Something Borrowed …
On 09 December 2022, the world's first C919 aircraft, registration number B-919A, was delivered to China Eastern Airlines (CEA), the type’s launch customer.
The delivery ceremony was highlighted by a maiden flight of the inaugural C919 crewed by three senior CEA pilots who repositioned the aircraft from Shanghai Pudong International Airport (PVG) to the Shanghai Hongqiao International Airport (SHA), where it passed through a water gate before being officially inducted into the CEA fleet.
The C919—produced by Commercial Aircraft Corporation of China, Ltd. (COMAC), a Chinese state-owned aerospace manufacturer established in May 2008—is the first large transport-category airplane compliant with international airworthiness standards to be designed and built in China. The narrow-body airliner seats between 158 and 174 passengers and is powered by a pair of 30,000-lbf, underwing-mounted, CFM International LEAP (Leading Edge Aviation Propulsion) high-bypass turbofan engines.

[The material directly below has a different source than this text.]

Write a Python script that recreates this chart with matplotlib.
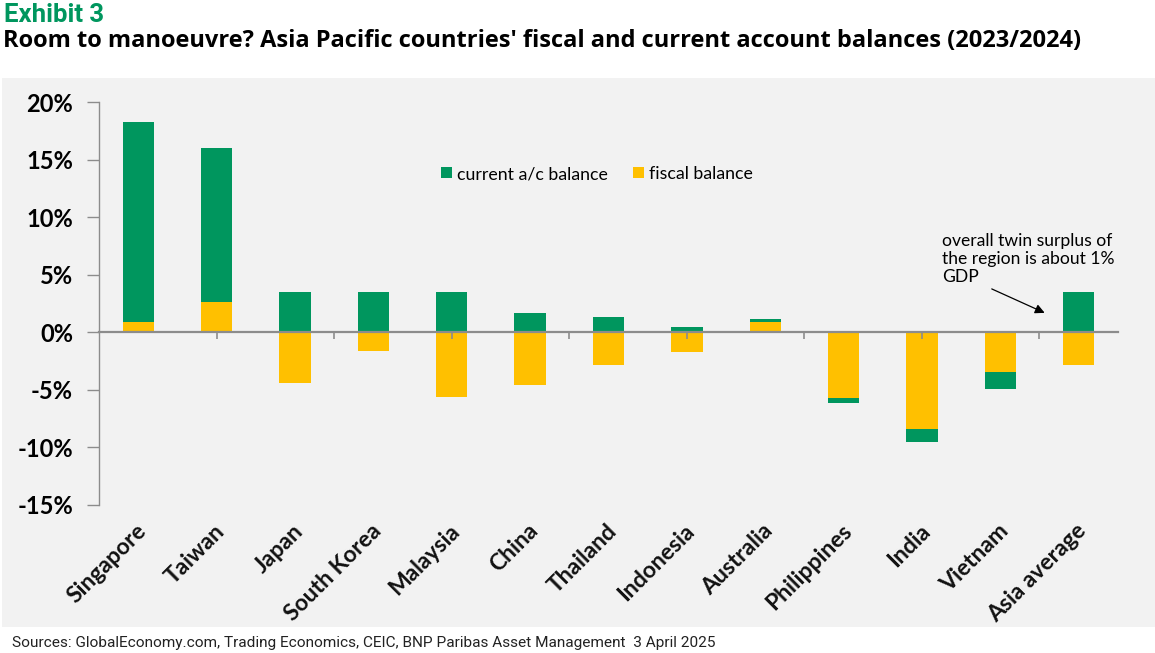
import numpy as np
import matplotlib
matplotlib.use("Agg")
import matplotlib.pyplot as plt
from matplotlib.patches import Rectangle
from matplotlib.ticker import FuncFormatter
import matplotlib.transforms as mtransforms

countries = ["Singapore", "Taiwan", "Japan", "South Korea", "Malaysia", "China",
             "Thailand", "Indonesia", "Australia", "Philippines", "India",
             "Vietnam", "Asia average"]
fiscal_balance = [0.9, 2.6, -4.4, -1.6, -5.6, -4.6, -2.8, -1.7, 0.9, -5.7, -8.4, -3.4, -2.8]
current_ac_balance = [17.4, 13.4, 3.5, 3.5, 3.5, 1.7, 1.3, 0.45, 0.25, -0.4, -1.1, -1.5, 3.5]
y_ticks = [-15, -10, -5, 0, 5, 10, 15, 20]

GREEN = "#00965E"
YELLOW = "#FFC000"
BG = "#F2F2F2"
AXIS = "#8C8C8C"

W, H = 1155, 653
fig = plt.figure(figsize=(W / 100, H / 100), dpi=100)
fig.patch.set_facecolor("white")
bg = Rectangle((2 / W, 1 - 627 / H), 1 - 2 / W, (627 - 78) / H,
               transform=fig.transFigure, facecolor=BG, edgecolor="none", zorder=-10)
fig.patches.append(bg)

left, right = 99.3 / W, 1117.7 / W
bottom, top = 1 - 505 / H, 1 - 102.3 / H
ax = fig.add_axes([left, bottom, right - left, top - bottom])
ax.set_facecolor("none")

x = np.arange(len(countries))
fb = np.array(fiscal_balance)
ca = np.array(current_ac_balance)
ca_bottom = np.where(np.sign(ca) == np.sign(fb), fb, 0.0)

ax.bar(x, fb, width=0.4, color=YELLOW, label="fiscal balance", zorder=2)
ax.bar(x, ca, width=0.4, bottom=ca_bottom, color=GREEN, label="current a/c balance", zorder=2)

ax.set_xlim(-0.5, len(countries) - 0.5)
ax.set_ylim(y_ticks[0], y_ticks[-1])

for s in ["top", "right", "bottom"]:
    ax.spines[s].set_visible(False)
ax.spines["left"].set_color(AXIS)
ax.spines["left"].set_linewidth(1.0)

ax.set_yticks(y_ticks)
ax.yaxis.set_major_formatter(FuncFormatter(lambda v, p: f"{v:.0f}%"))
ax.tick_params(axis="y", direction="out", length=9, width=1, color=AXIS, pad=10,
               labelsize=17, labelcolor="black")
for lab in ax.get_yticklabels():
    lab.set_fontfamily("Lato")
    lab.set_fontweight("bold")

# category labels
ax.set_xticks(x)
ax.set_xticklabels(countries, rotation=45, ha="right", rotation_mode="anchor",
                   fontsize=16.5, fontfamily="Lato", fontweight="bold", color="#111111")
ax.tick_params(axis="x", length=0, pad=11)
for lab in ax.get_xticklabels():
    lab.set_transform(lab.get_transform() + mtransforms.ScaledTranslation(-2 / 72, 0, fig.dpi_scale_trans))

# zero line with tick marks
zero_frac = (0 - y_ticks[0]) / (y_ticks[-1] - y_ticks[0])
sec = ax.secondary_xaxis(zero_frac)
sec.set_xticks(np.arange(1, len(countries) - 0.9, 1.5))
sec.tick_params(direction="out", length=5, width=1.2, color=AXIS, labelbottom=False, labeltop=False)
sec.spines["bottom"].set_color(AXIS)
sec.spines["bottom"].set_linewidth(1.6)
sec.set_zorder(3)

handles, labels = ax.get_legend_handles_labels()
leg = ax.legend(handles[::-1], labels[::-1], ncol=2, frameon=False,
                loc="center", bbox_to_anchor=(597 / W, 1 - 174 / H),
                bbox_transform=fig.transFigure, handlelength=0.6, handleheight=0.6,
                handletextpad=0.3, columnspacing=1.4,
                prop={"family": "Lato", "size": 12.8})

ax.annotate("", xy=(11.6, 1.6), xytext=(10.86, 3.88),
            arrowprops=dict(arrowstyle="-|>", color="black", lw=0.9, mutation_scale=14),
            zorder=4)
ax.text(10.26, 8.6, "overall twin surplus of\nthe region is about 1%\nGDP",
        ha="left", va="top", fontsize=12.6, fontfamily="Lato", linespacing=1.15,
        color="black")

fig.text(4 / W, 1 - 21.7 / H, "Exhibit 3", color=GREEN, fontsize=18.5, fontweight="bold",
         fontfamily="Roboto", ha="left", va="baseline")
fig.text(3 / W, 1 - 46.7 / H,
         "Room to manoeuvre? Asia Pacific countries' fiscal and current account balances (2023/2024)",
         color="black", fontsize=17, fontweight="bold", fontfamily="Open Sans", ha="left", va="baseline")
fig.text(12 / W, 1 - 646.5 / H,
         "Sources: GlobalEconomy.com, Trading Economics, CEIC, BNP Paribas Asset Management  3 April 2025",
         color="#222222", fontsize=11.1, fontfamily="Roboto", ha="left", va="baseline")

fig.savefig("out.png", dpi=100, facecolor=fig.get_facecolor())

Notwithstanding Chinese claims of independent intellectual property rights, COMAC and its C919 are mired in allegations of industrial espionage. A U.S. Justice Department indictment sets forth that from 2010 to 2015, the Chinese cyberthreat actor Turbine Panda, a group linked to the Chinese Ministry of State Security, compromised a number of Western C919 component subcontractors—including GE Aviation, Honeywell, and Safran—from which it stole intellectual property and industrial processes data with the aim of transitioning component manufacturing to Chinese companies. The report cited cyber intrusion and theft as well as HUMINT (a portmanteau of Human and Intelligence) operations, most of which utilized segments of clandestine, purpose-written code.
Investigations of Chinese industrial espionage and theft of trade secrets in connection with the C919’s design and development have led to the arrests of five individuals in the U.S.
In November 2022, a federal jury in Cincinnati sentenced Yanjun Xu, 42, to twenty-years in U.S. federal prison after he was found guilty of attempting to steal advanced aviation trade secrets from General Electric Aviation. Yanjun, a Chinese Ministry of State Security deputy division director, was the first Chinese government intelligence officer to be extradited to the U.S. for purpose of standing trial. Yanjun’s actions and immediate future reconcile poorly with the fact that the Chinese given name Xu translates to Brilliant Rising Sun.